McPherson, who along with her husband Robb has long served as the ONA Convention’s co-chair, has also worked with local and national organizations, including the Waterloo Coin Society (WCS) and Royal Canadian Numismatic Association (RCNA), respectively. She had a leading role in the national Coin Kids program before handing the reins to Cassidy Stroud, the RCNA’s national youth co-ordinator and the ONA’s first vice-president.


Robb McPherson received the Bruce Raszmann Award, named after the ONA’s first treasurer, who served in that role for nearly half a century.

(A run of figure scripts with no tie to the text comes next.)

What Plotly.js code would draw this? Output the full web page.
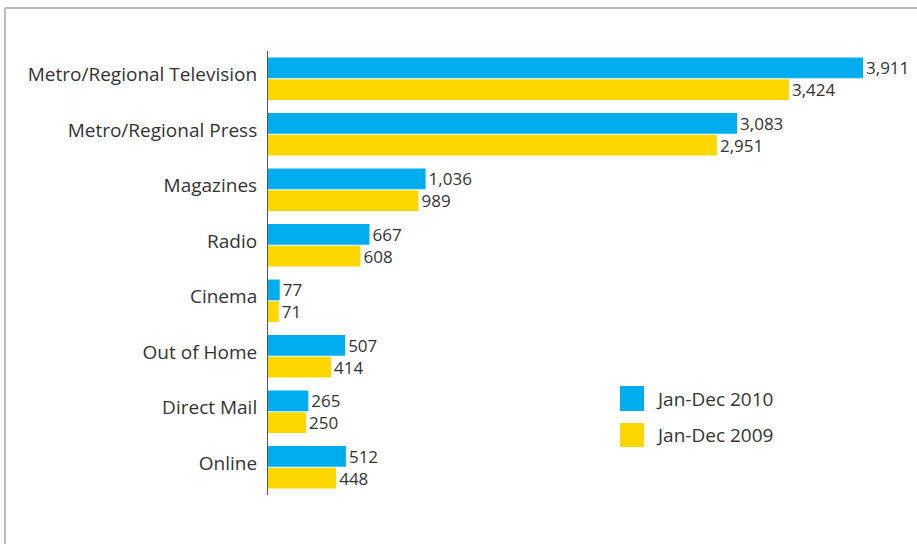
<!DOCTYPE html>
<html><head><meta charset="utf-8">
<script src="https://cdn.plot.ly/plotly-3.0.1.min.js"></script>
<style>html,body{margin:0;padding:0;background:#fff}</style>
</head><body>
<div id="chart" style="width:917px;height:544px"></div>
<script>
var categories = ["Metro/Regional Television","Metro/Regional Press","Magazines","Radio","Cinema","Out of Home","Direct Mail","Online"];
var values2010 = [3911,3083,1036,667,77,507,265,512];
var values2009 = [3424,2951,989,608,71,414,250,448];
var seriesNames = ["Jan-Dec 2010","Jan-Dec 2009"];
var colors = ["#00aeef","#ffd700"];

var W=917,H=544,L=268,R=10,T=51,B=49;
var pw=W-L-R, ph=H-T-B;
function px(x){return (x-L)/pw;}
function py(y){return (H-B-y)/ph;}

var fam = "Open Sans, sans-serif";
var font = {family:fam, size:17, color:"#333"};
var traces = [values2010, values2009].map(function(v,i){
  return {type:"bar", orientation:"h", y:categories, x:v, name:seriesNames[i],
    marker:{color:colors[i]}, text:v.map(function(d){return d.toLocaleString("en-US");}),
    textposition:"outside", textfont:font, outsidetextfont:font, constraintext:"none",
    cliponaxis:false, hoverinfo:"none"};
});

var shapes = [
  {type:"line", xref:"paper", yref:"paper", x0:px(5), x1:px(930), y0:py(8), y1:py(8), line:{color:"#bdbdbd", width:2}},
  {type:"line", xref:"paper", yref:"paper", x0:px(5), x1:px(5), y0:py(8), y1:py(560), line:{color:"#bdbdbd", width:2}},
  {type:"rect", xref:"paper", yref:"paper", x0:px(620), x1:px(644), y0:py(386), y1:py(411), fillcolor:colors[0], line:{width:0}},
  {type:"rect", xref:"paper", yref:"paper", x0:px(620), x1:px(644), y0:py(423), y1:py(447), fillcolor:colors[1], line:{width:0}}
];
var annotations = [
  {xref:"paper", yref:"paper", x:px(654), y:py(398.5), xanchor:"left", yanchor:"middle", text:seriesNames[0], showarrow:false, font:{family:fam,size:19,color:"#333"}},
  {xref:"paper", yref:"paper", x:px(654), y:py(435), xanchor:"left", yanchor:"middle", text:seriesNames[1], showarrow:false, font:{family:fam,size:19,color:"#333"}}
];

var layout = {
  width:W, height:H, margin:{l:L,r:R,t:T,b:B,pad:0},
  paper_bgcolor:"#fff", plot_bgcolor:"#fff",
  barmode:"group", bargap:0.22, bargroupgap:0.04,
  showlegend:false,
  xaxis:{range:[0,4200], visible:false, showgrid:false, zeroline:false},
  yaxis:{autorange:"reversed", showline:true, linecolor:"#555", linewidth:1, ticks:"", ticklabelstandoff:6, ticklabelshift:4, tickfont:{family:fam,size:19,color:"#333"}, showgrid:false},
  shapes:shapes, annotations:annotations, font:font
};
Plotly.newPlot("chart", traces, layout, {staticPlot:true});
</script>
</body></html>
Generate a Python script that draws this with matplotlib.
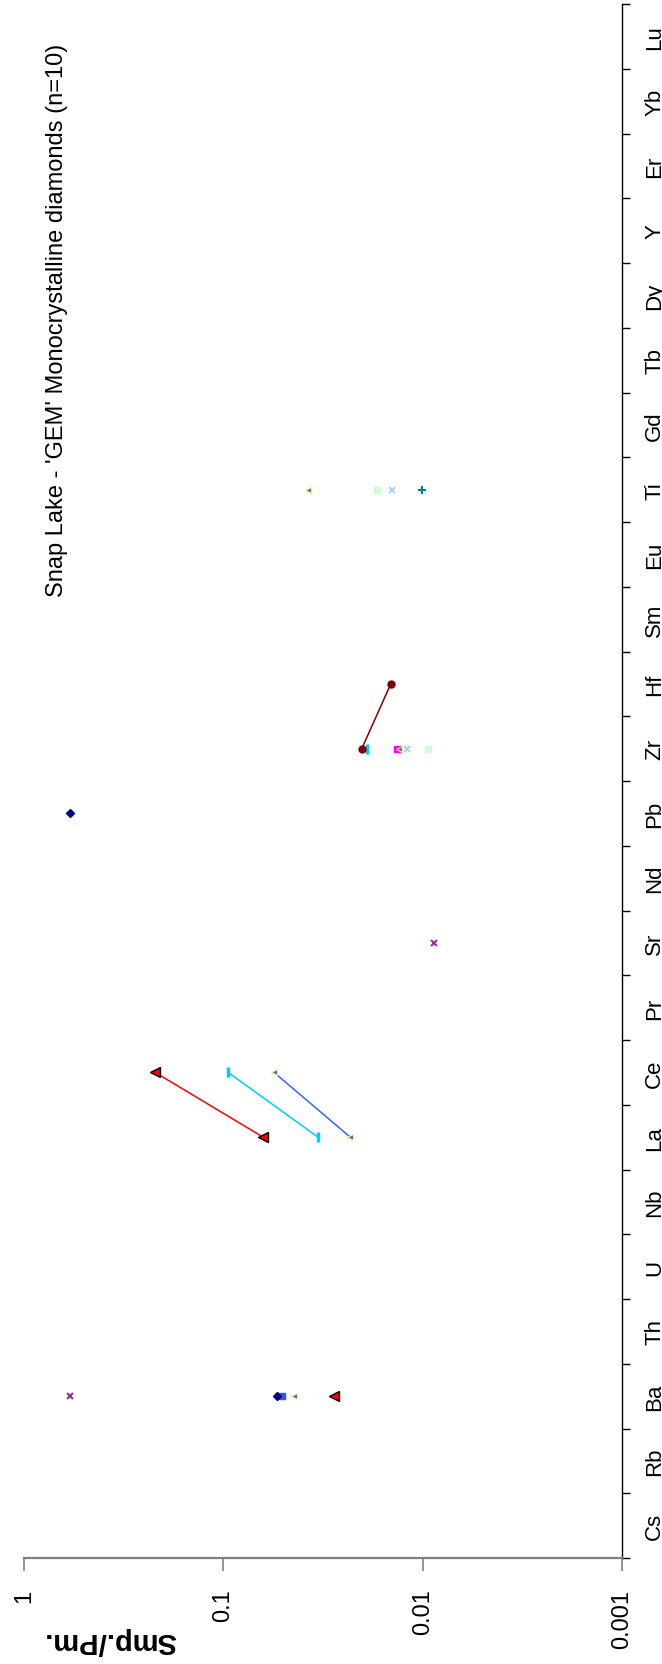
import numpy as np
import matplotlib.pyplot as plt

plt.rcParams['font.family'] = ['Liberation Sans', 'DejaVu Sans']

elements = ["Cs", "Rb", "Ba", "Th", "U", "Nb", "La", "Ce", "Pr", "Sr", "Nd", "Pb",
            "Zr", "Hf", "Sm", "Eu", "Ti", "Gd", "Tb", "Dy", "Y", "Er", "Yb", "Lu"]

# one small list pair per diamond/series (element, Smp./Pm.)
red_el = ["Ba", "La", "Ce"]
red_val = [0.0280, 0.0632, 0.220]
cyan_el = ["La", "Ce", "Zr"]
cyan_val = [0.0335, 0.0947, 0.0191]
blue_el = ["Ba", "La", "Ce", "Zr", "Ti"]
blue_val = [0.0444, 0.0231, 0.0557, 0.0131, 0.0375]
maroon_el = ["Zr", "Hf"]
maroon_val = [0.0202, 0.01445]
navy_el = ["Ba", "Pb"]
navy_val = [0.0535, 0.59]
bsq_el = ["Ba"]
bsq_val = [0.0509]
purple_el = ["Ba", "Sr"]
purple_val = [0.59, 0.00877]
mag_el = ["Zr"]
mag_val = [0.0135]
ltblue_el = ["Zr", "Ti"]
ltblue_val = [0.0120, 0.01425]
ltgreen_el = ["Zr", "Ti"]
ltgreen_val = [0.00936, 0.0170]
teal_el = ["Ti"]
teal_val = [0.0101]

value_ticks = [1, 0.1, 0.01, 0.001]
value_labels = ["1", "0.1", "0.01", "0.001"]


def full(els, vals):
    # spread onto the whole element list, blanks as NaN so lines break
    arr = np.full(len(elements), np.nan)
    for e, v in zip(els, vals):
        arr[elements.index(e)] = v
    return arr


fig = plt.figure(figsize=(6.62, 16.65), dpi=100)
ax = fig.add_axes([24/662, 106/1665, 598/662, 1554/1665])
pos = np.arange(len(elements))

series = [
    (bsq_el, bsq_val, dict(ls='none', marker='s', ms=4, mfc='#3355ff', mec='#3355ff')),
    (red_el, red_val, dict(color='#ff0000', lw=1.1, marker='<', ms=6.5, mfc='#ff0000', mec='black', mew=1.0)),
    (cyan_el, cyan_val, dict(color='#00ccff', lw=1.1, marker='|', ms=7, mew=2.5, mec='#00ccff')),
    (blue_el, blue_val, dict(color='#3366ff', lw=1.1, marker='<', ms=5, mfc='#3366ff', mec='#ffff66', mew=0.8)),
    (maroon_el, maroon_val, dict(color='#800000', lw=1.1, marker='o', ms=5, mfc='#800000', mec='#800000')),
    (navy_el, navy_val, dict(ls='none', marker='D', ms=4.5, mfc='#000080', mec='#000080')),
    (purple_el, purple_val, dict(ls='none', marker='x', ms=4, mew=1.5, mec='#993399')),
    (mag_el, mag_val, dict(ls='none', marker='s', ms=5, mfc='#ff00ff', mec='#ff00ff')),
    (ltblue_el, ltblue_val, dict(ls='none', marker='x', ms=5, mew=1.2, mec='#99ccff')),
    (ltgreen_el, ltgreen_val, dict(ls='none', marker='s', ms=5, mfc='#ccffcc', mec='#ccffcc')),
    (teal_el, teal_val, dict(ls='none', marker='+', ms=6, mew=1.5, mec='#008080')),
]
for els, vals, kw in series:
    ax.plot(full(els, vals), pos, **kw)
# blue triangle drawn again over the magenta square at Zr
ax.plot(full(blue_el, blue_val), pos, ls='none', marker='<', ms=5, mfc='#3366ff', mec='#ffff66', mew=0.8)

ax.set_xscale('log')
ax.set_xlim(1, 0.001)
ax.set_ylim(-0.5, len(elements) - 0.5)

ax.set_xticks(value_ticks)
ax.set_xticklabels(value_labels, rotation=90, fontsize=17)
ax.xaxis.set_minor_locator(plt.NullLocator())
ax.tick_params(axis='x', which='major', direction='out', length=9, width=1.2,
               color='#808080', pad=13)

ax.yaxis.tick_right()
ax.set_yticks(np.arange(-0.5, len(elements)), minor=False)
ax.set_yticklabels([])
ax.set_yticks(pos, minor=True)
ax.set_yticklabels(elements, minor=True, rotation=90, fontsize=16, va='center')
ax.tick_params(axis='y', which='major', direction='out', length=6, width=1.0, color='black')
ax.tick_params(axis='y', which='minor', length=0, pad=16)

ax.spines['left'].set_visible(False)
ax.spines['top'].set_visible(False)
ax.spines['bottom'].set_color('#808080')
ax.spines['bottom'].set_linewidth(1.6)
ax.spines['right'].set_color('black')
ax.spines['right'].set_linewidth(1.0)

fig.text(57/662, 1 - 320/1665, "Snap Lake - 'GEM' Monocrystalline diamonds (n=10)",
         rotation=90, ha='center', va='center', fontsize=17)
fig.text(110/662, 1 - 1641/1665, "Smp./Pm.", rotation=180, ha='center', va='center',
         fontsize=21, fontweight='bold')

fig.savefig('out.png', dpi=100)
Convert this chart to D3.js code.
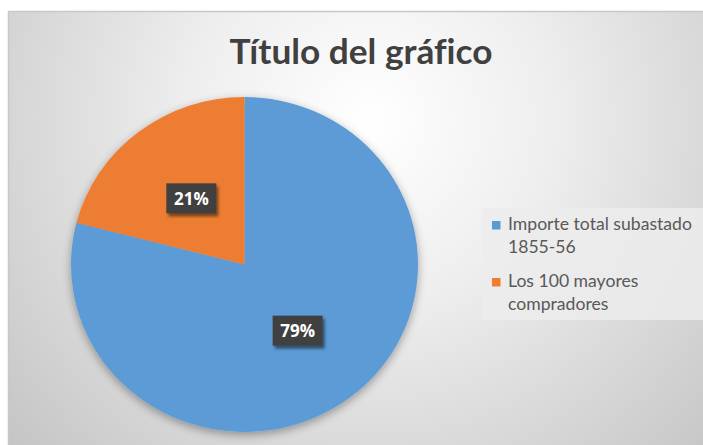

A Fellow of the ONA and a former Award of Merit winner, McPherson began collecting coins as a child before joining the WCS in 1989.

“He soon became a director of the club, becoming the president in 2000 and holding the position for 10 years,” said Sinclair, who added McPherson became a WCS life member in 2014.

He served a four-year term as the ONA president beginning in 2013 and has served as the annual convention co-chair since a year earlier.

“When I joined Waterloo in 1989, Bruce was the treasurer of the ONA and of the Waterloo Coin Society, so I worked with and beside Bruce all the way from 1989 until his passing in 2011,” said McPherson. “Many of you that knew Bruce knew he was a character; he was very different – very strict with the way he did stuff, old school – and fought tooth and nail against using computers as the computer age came up. He did all the books by hand in printed ledgers.”

Both Raszmann and Bill English, another WCS founder also involved in forming the ONA, were featured on souvenir treasury notes issued by the Waterloo club earlier this year  (“Waterloo club unveils souvenir banknote set,” CCN Vol. 60 #23, Feb. 14, 2023).

English marked his 100th birthday at the Paris Coin Show this February in Paris, Ont.


This April, Sinclair also named the ONA’s two newest Fellows, Jeff Wilson and Bob Fritsch.

A coin collector for most of his life, Wilson began with an interest in coins and paper money before “friends made along the way helped direct this person into more specialized areas of collecting,” Sinclair said. He has also served many roles with clubs in organized numismatics at the local, provincial and national levels.

“For all of these reasons, Jeff Wilson’s a well-deserving Fellow.”

Sinclair called Fritsch “a numismatist’s numismatist.”

“Everything is read about, collected and displayed; knowledge is freely shared; and more knowledge is learned. There are never enough hours in the day for this person. If there are spare hours, there are always coin rolls to look through and books to be devoured, both numismatic and otherwise,” said Sinclair, who added Fritsch, a member of more than 50 numismatic groups, “has travelled the world and collected the world, both modern and ancient.”